With CONFIG_SCHED_POWER=y, or if low level facilities are not (yet)
available then the kernel falls back to legacy (current) behavior.

> Cons: Finding a suitable platform abstraction for the power scheduler.

Just do it incrementally. Start from the dumbest possible state: all CPUs
are powered up fully, there's no idle state selection essentially. Then go
for the biggest effect first and add the ability to idle in a lower power
state (with new functions and a low level driver that implements this for
the platform with no policy embedded into it - just p-state switching
logic), and combine that with task packing.

Then do small, measured steps to integrate more and more facilities, the
ability to turn off more and more hardware, etc. The more basic steps you
can figure out to iterate this, the better.

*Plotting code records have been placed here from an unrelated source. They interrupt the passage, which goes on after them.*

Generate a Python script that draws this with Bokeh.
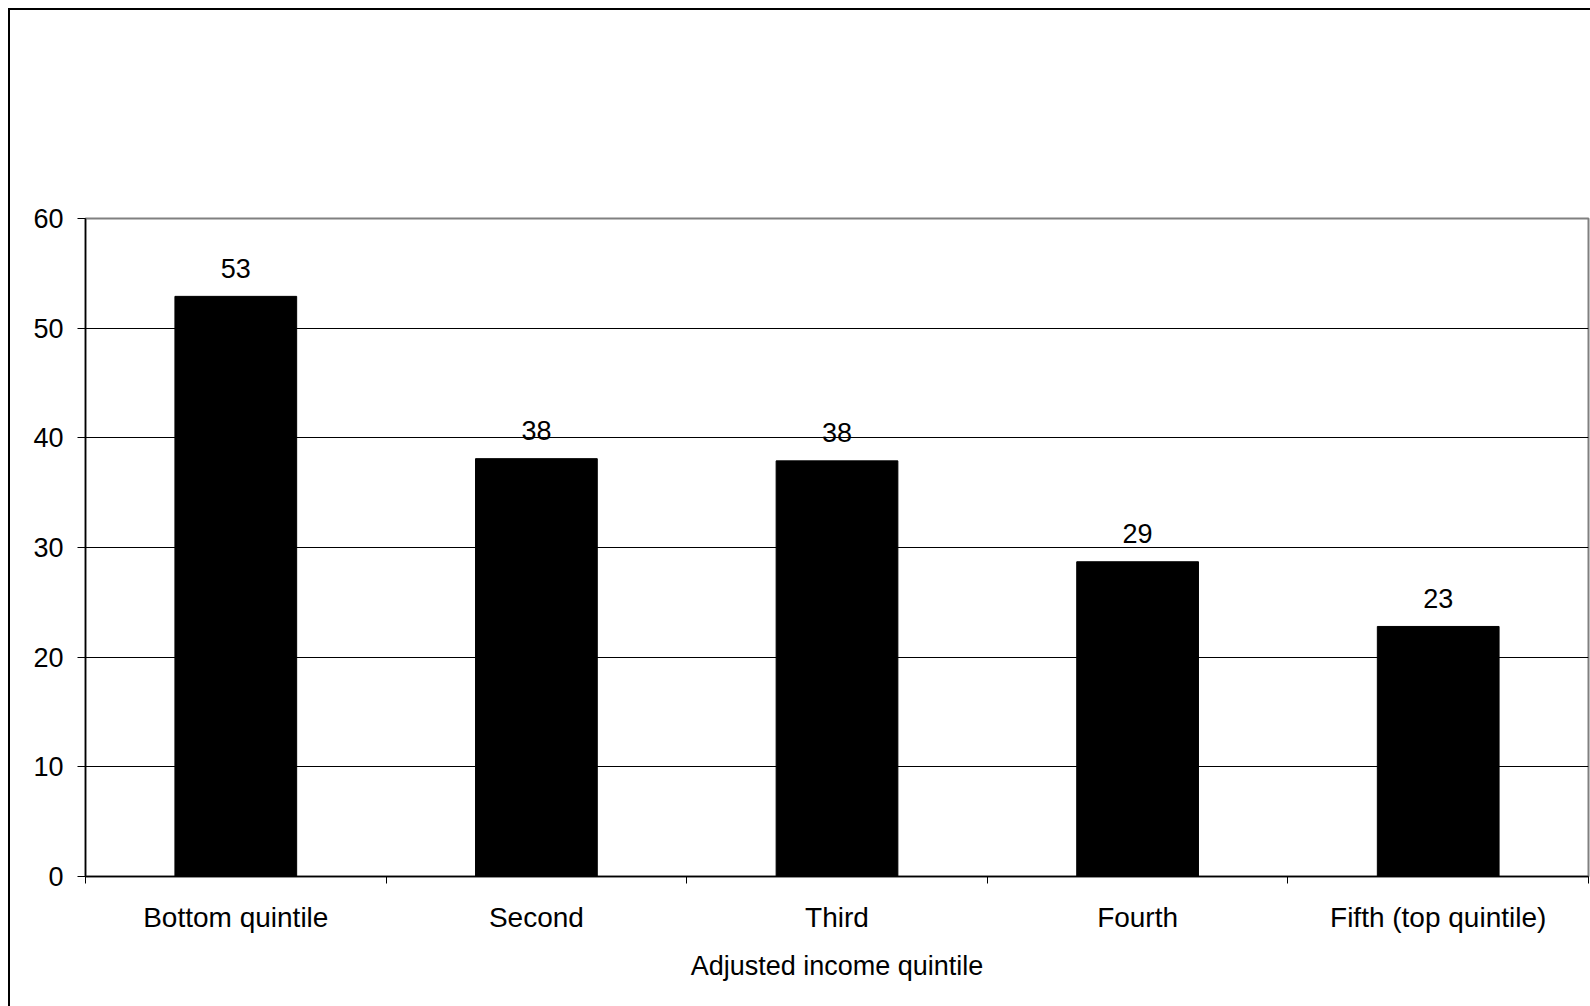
from bokeh.plotting import figure
from bokeh.models import FixedTicker, ColumnDataSource, Range1d
from bokeh.core.properties import value
from bokeh.embed import file_html
from bokeh.resources import INLINE

categories = ["Bottom quintile", "Second", "Third", "Fourth", "Fifth (top quintile)"]
values = [52.9, 38.1, 37.9, 28.7, 22.8]
labels = ["53", "38", "38", "29", "23"]
y_ticks = [0, 10, 20, 30, 40, 50, 60]
x_axis_title = "Adjusted income quintile"

FONT = "Liberation Sans"
n = len(categories)
xs = [i + 0.5 for i in range(n)]

src = ColumnDataSource(dict(x=xs, top=values, label=labels, cat=categories))

p = figure(width=1582, height=998, x_range=Range1d(0, n), y_range=Range1d(0, 60),
           output_backend="svg", toolbar_location=None,
           min_border_left=75, min_border_top=208, min_border_right=4, min_border_bottom=132)
p.margin = (8, 0, 0, 8)
p.styles = {"border-left": "2px solid black", "border-top": "2px solid black"}
p.outline_line_color = "#808080"
p.outline_line_width = 2
p.background_fill_color = "white"
p.border_fill_color = "white"

p.vbar(x="x", top="top", bottom=0, width=0.405, source=src,
       fill_color="black", line_color="black")
p.text(x="x", y="top", text="label", source=src, text_align="center",
       text_baseline="alphabetic", y_offset=-28, text_font=value(FONT),
       text_font_size="27px", text_color="black")

# x axis
p.xaxis.ticker = FixedTicker(ticks=xs, minor_ticks=list(range(n + 1)))
p.xaxis.major_label_overrides = {x: c for x, c in zip(xs, categories)}
p.xaxis.major_tick_line_color = None
p.xaxis.major_tick_out = 0
p.xaxis.major_tick_in = 0
p.xaxis.minor_tick_line_color = "black"
p.xaxis.minor_tick_out = 7
p.xaxis.minor_tick_in = 0
p.xaxis.major_label_standoff = 18
p.xaxis.axis_label = x_axis_title
p.xaxis.axis_label_standoff = 15
p.xaxis.axis_label_text_font_style = "normal"

# y axis
p.yaxis.ticker = FixedTicker(ticks=y_ticks)
p.yaxis.major_tick_out = 8
p.yaxis.major_tick_in = 0
p.yaxis.minor_tick_line_color = None
p.yaxis.major_label_standoff = 14

for ax in (p.xaxis, p.yaxis):
    ax.axis_line_color = "black"
    ax.axis_line_width = 1.5
    ax.major_label_text_font = FONT
    ax.major_label_text_color = "black"
    ax.axis_label_text_font = FONT
    ax.axis_label_text_font_size = "27px"
    ax.axis_label_text_color = "black"
p.xaxis.major_label_text_font_size = "28px"
p.yaxis.major_label_text_font_size = "27px"

p.xgrid.grid_line_color = None
p.ygrid.grid_line_color = "black"
p.ygrid.grid_line_width = 1

open("out.html", "w").write(file_html(p, INLINE))
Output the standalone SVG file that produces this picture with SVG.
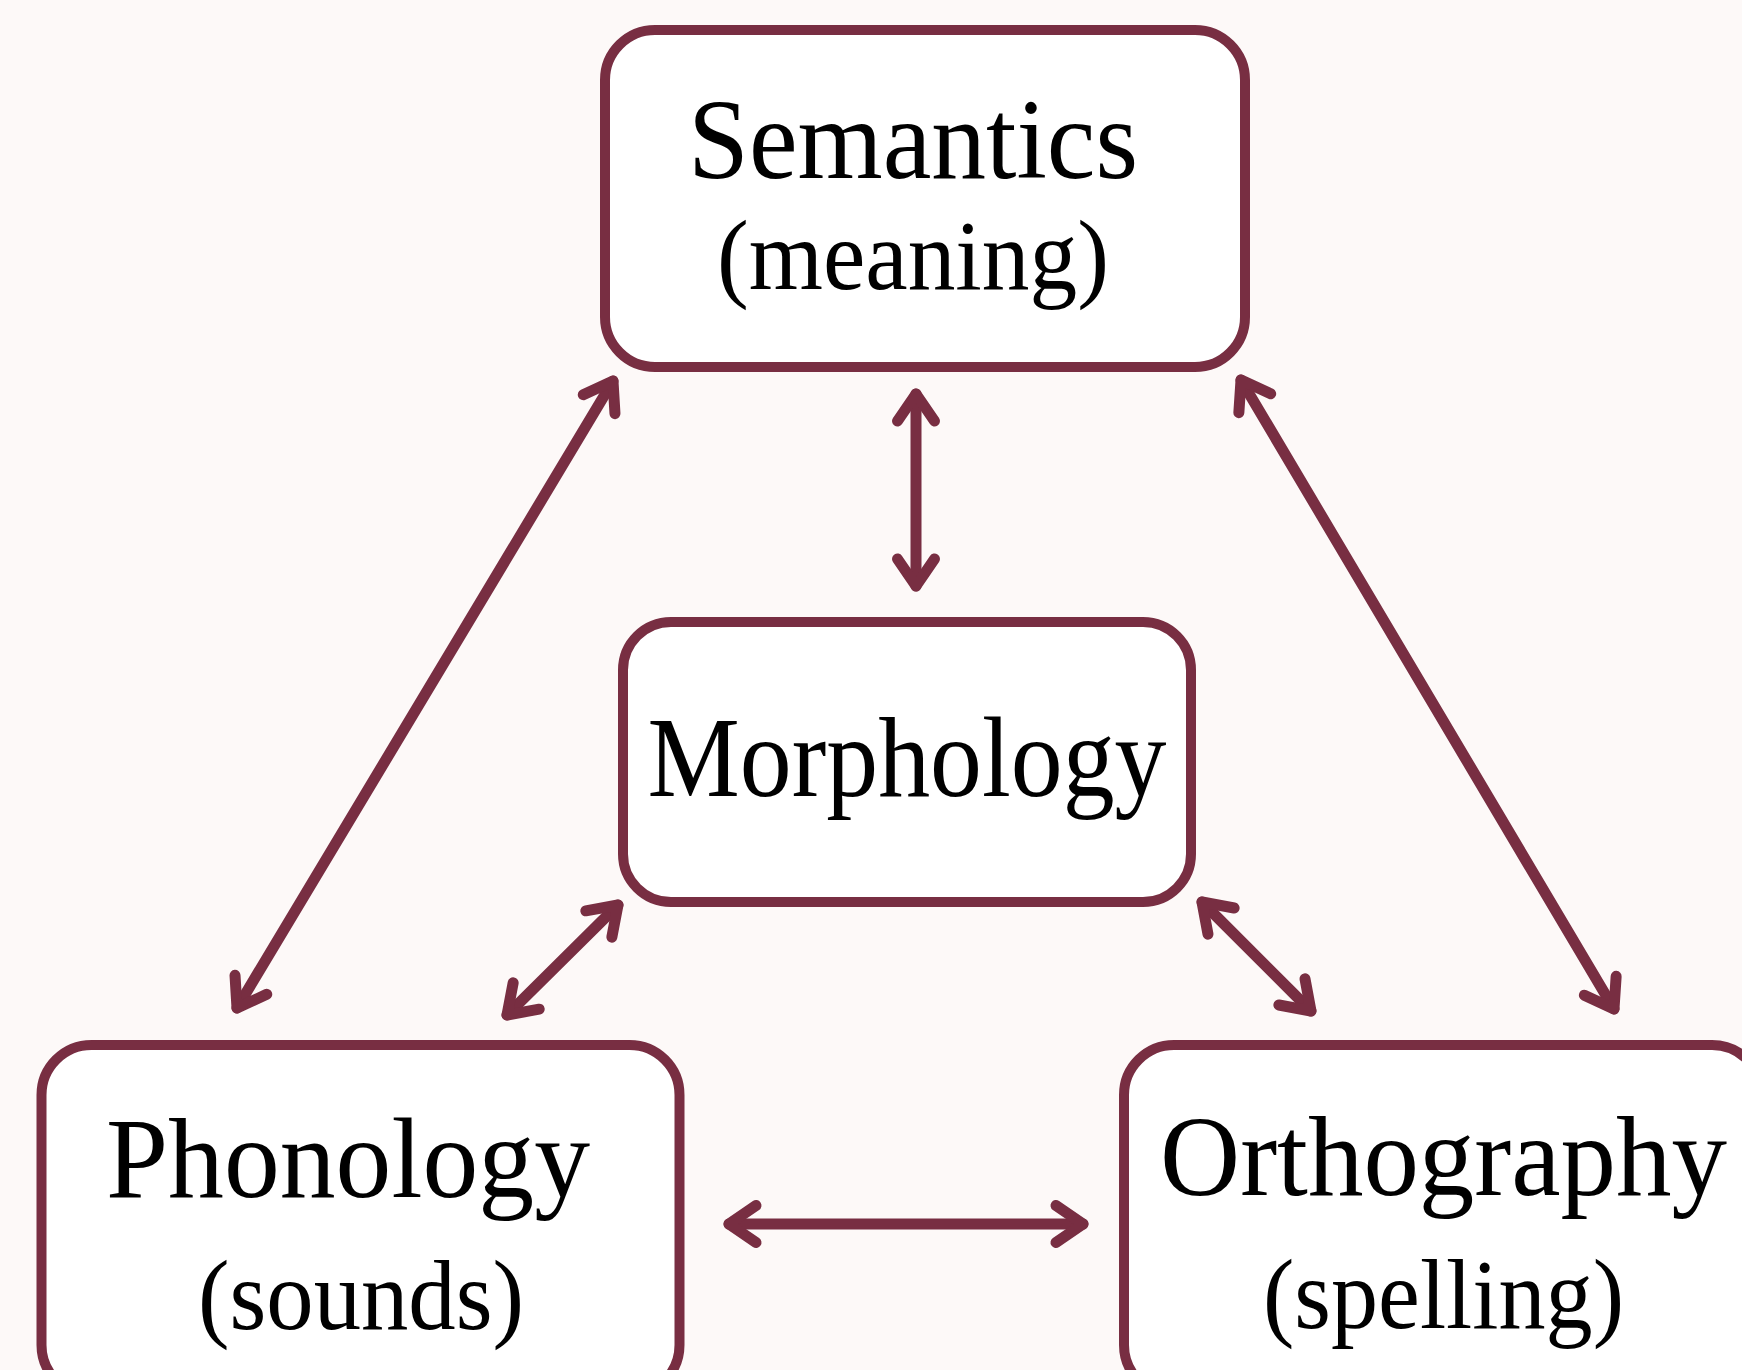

Important: it's not a problem that the initial code won't outperform the
current kernel's performance. It should outperform the _initial_ 'dumb'
code in the first step. Then the next step should outperform the previous
step, etc.

The quality of this iterative approach will eventually surpass the
combined effect of currently available but non-integrated facilities.

Since this can be done without touching all the other existing facilities
it's fundamentally non-intrusive.

An initial implementation should probably cover just two platforms, a
modern ARM platform and Intel - those two are far enough from each other
so that if a generic approach helps both we are reasonably certain that
the generalization makes sense.

The new code could live under a new file in kernel/sched/power.c, to
separate it out in a tidy fashion, and to make it easy to understand.

> 2. Like 1, but we introduce a CONFIG_SCHED_POWER as suggested by Ingo,
> that makes it all go away.

That's not really what CONFIG_SCHED_POWER should do: its purpose is to
allow a 'legacy power saving mode' that makes any new logic go away.

> Pros: Intel can keep intel_pstate.c others can use the power scheduler
> or their own driver.
>
> Cons: Different platform specific drivers may need different interfaces
> to the scheduler. Harder to define cross-platform tunables.
>
> 3. We go for independent platform specific power policy driver that may
> or may not use existing frameworks, like intel_pstate.c.

And that's a NAK from the scheduler maintainers.